No campo do psíquico, eu o ensinei a gostar de algumas coisas, como árias de opera e poesia, e hoje, ele possui melhor gosto para selecioná-las do que eu, e vemos e saboreamos juntos os detalhes mais belos de cada uma. Por outro lado, ele me fez amar tudo que é engenhoso e organizado, tudo que se ergue sobre um trabalho persistente e justo, e que bate nas portas da história incansavelmente, até abri-las, por mérito do esforço e da inteligência. Através de seus olhos, amei a figura de Abraham Lincoln, a cidade de São Paulo, a figura mítica de Ulisses... logo eu, para quem, antes, a "Ilíada" se resumia a apenas dois personagens: Aquiles e os coadjuvantes!
Ele me ensinou a ordenar cada tempo e espaço da vida, até o quarto de um hotel onde nos hospedamos por apenas um dia, pelo simples requinte e respeito próprio de não querer estar em meio ao caos.
No plano físico, costumo brincar que sou culpada por vários dos fios prateados de cabelo e as rugas que vão surgindo em seu rosto, como se as achasse feias... para mim, são marcas de uma batalha, e são tão belas... pois sei os obstáculos que deixaram abatidos, atrás de si, e os caminhos que franquearam, para ele, para mim, para tantos...
Ele me ensinou que os ruídos em nossos ouvidos, à noite, muitas vezes são apenas os sons da própria noite que, ao se fazer silêncio fora, podemos identificar dentro de nós, como microcosmos que somos.

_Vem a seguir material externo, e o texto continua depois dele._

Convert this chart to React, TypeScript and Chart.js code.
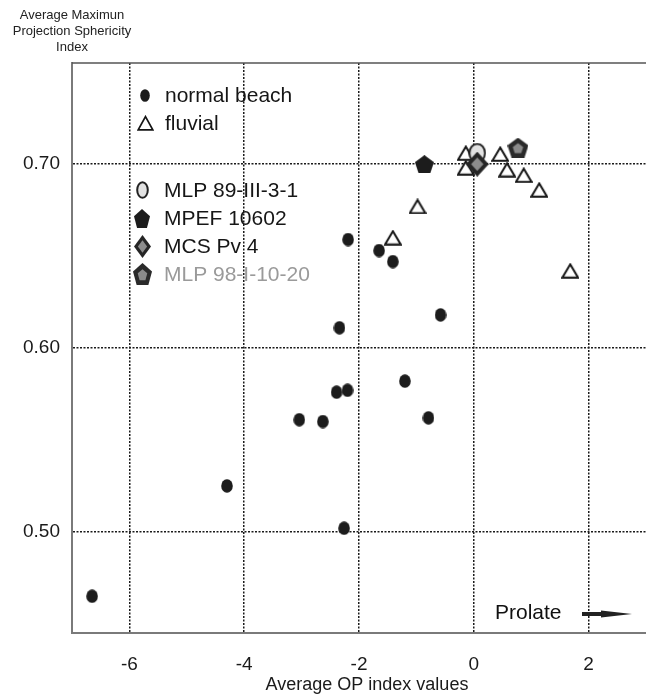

E esses sons têm embalado nossos sonhos, compartilhados pelas noites afora.
‘-Mas não ha brigas?’, perguntaria o meu renitente rapazinho. Sim, há! Os pequenos (e médios!) ajustes de personalidades, dificilmente evitáveis. Mas, ainda quando brigamos, sinto que, sobre nossas cabeças físicas (às vezes, mais "duras" do que deveriam!), pairam nossas almas, unidas e buscando ainda, enlaçadas, ouvir e compreender os sons da noite, em si, no outro, em tudo... Unidas pelo amor a estes mistérios, elas jamais se separam, e literalmente ‘arrastam’ os corpos a encontrarem novamente o caminho da harmonia, nunca perdida no essencial...”
Talvez o jovem simplesmente cerrasse o semblante, ou desferisse um irônico e sorridente "É mesmo?", para não se dar por vencido. E eu talvez respondesse, também sorrindo: "Quem sabe?"
Por dentro, porém, haveria só serenidade e certeza, pois eu não creio nisso: eu o vivo. E hoje, essa demanda misteriosa do mar (quem sabe se não foi Vênus e sua voz, trazida pelas espumas?) me pediu que eu o transformasse em palavras e tentasse transmiti-lo aos jovens céticos do mundo, como uma oferenda. Talvez se riam externamente, menosprezem e duvidem; mas terá sido válido se alguma voz, de dentro deles, desde bem fundo, em algum momento, chegar a esboçar a pergunta: “Quem sabe?”
abrir frestas para a luz de um grande Mistério que, (quem sabe?), se chame Amor.